“The Universe challenges you to see how much happiness you can take”, my friend Gail told me this week.
Which was another way of looking at an idea that I have been contemplating in my yoga practice recently: “At the very heart of our practice” writes Rolf Gates, “we need one thing: a mature willingness to no longer be in pain”. In typical yoga fashion, this is a statement that sounds obscure and contradictory. Because who wants to be in pain?
Maybe its not that we desire pain, but pain may be such a familiar part of our lives that it’s hard to loosen our grasp on it, and let it go. I know how difficult it’s been for me to let go of the sad stories I created in which I had cast myself as the victim in some aspects of my life. The person-taken-advantage-of in an unhappy marriage or wrongly devalued by an arrogant client. Unfairly put through the wringer by the IRS. A view which is distressing to sit with and contemplate, but which somehow I kept circling back around to.
What these painful stories gave me was the opportunity to avoid being responsible: I was abdicating responsibility for my own decisions and actions in relationships and I was also abdicating my responsibility to be present, today, now. Instead I allowed my mind to linger on the painful stories of the past or race off towards the anxiety of the unknown future — and then let the emotions provoked by this rumination determine my thoughts and actions in the present.
What happens when we give up this attachment to our own pain? We have to accept responsibility for choices we have made, even in this ever-changing sea of life in which so much is tumultuous and unknown.

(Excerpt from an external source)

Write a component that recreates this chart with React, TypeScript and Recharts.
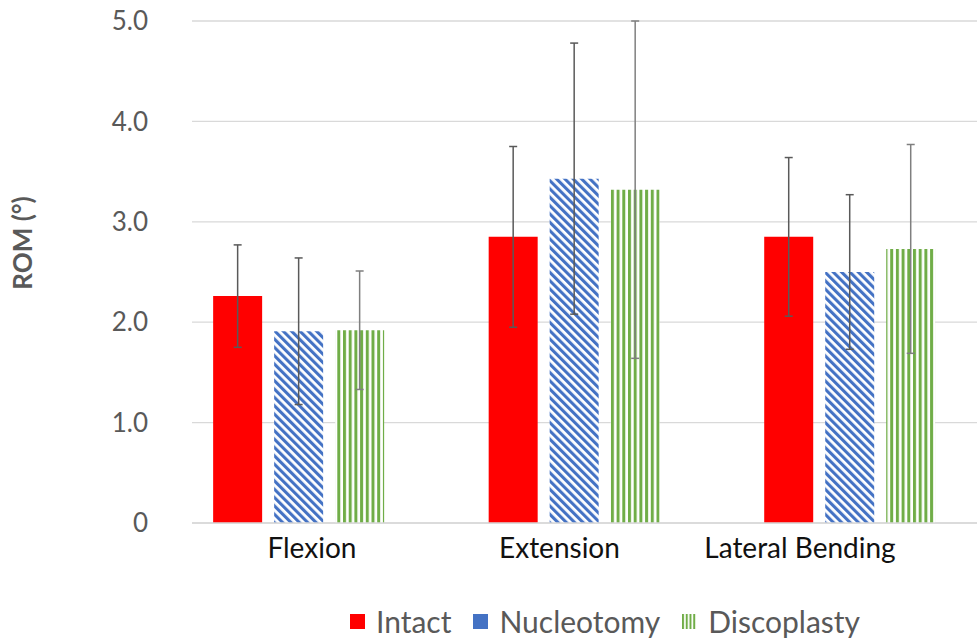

We have to accept that no one else may understand our choices — not family, friends, lovers, or co-workers — a fact that can feel scary and isolating. And further, fully accepting responsibility for our choices may challenge who we think we are (such as a really really nice person, a loving and supportive wife, a fiscally responsible member of the community, a successful business person, someone who always has their shit together, etc).
Sometimes we ourselves don’t understand, rationally, a choice we are making, but when listening to our heart we know it is the best choice for us, for who we are now. And as hard as it is for me to fully embrace this idea: That is enough. It really is.
Which leads me back to Gail’s comment about happiness. For once I had begun to question my attachment to my own painful sad stories, and accept that I had made choices that were right for me (even if the results were messy), happiness came rushing in, in all its wonderful, fearsome glory. I fell in love with a man I have actually known for years, and I can’t help wondering: was happiness right there in front of my nose and I just couldn’t see it? I have moved back to a place with mountains, pine trees and birds, which is also pure happiness for me. The different types of work I do seem to be shifting and falling into place, forming a wonderful and most satisfying arrangement. My big, outdoor-loving dog is finally content.
Why would anyone turn away from the possibility of happiness and settle for less? Fear. If we fully embrace happiness, if we are fully present for those we love, we may still fail — or things may not work out as we had hoped — and what if we can’t handle that? There are days when this realization is breathlessly terrifying to me. Yet if we have decided to give up the narrative of victimhood, the only way to love, to be happy, is to let go of past and future, to put ourselves out there, and risk failing or falling short. Because everything we really want, everything worth living for, is on the other side of that fear.
Heavy stuff. And fortunately there is yoga. When we come to the mat we make a decision to show up for the here and now. To be present for whatever may arise, knowing that in every life troubles will come and troubles will go, rolling over us like waves in the sea and passing on. As we release our habitual attachment to fear, pain and our own rigid assumptions, our hands open wide. We trust that in one way or another all will be well. And we are ready to receive happiness.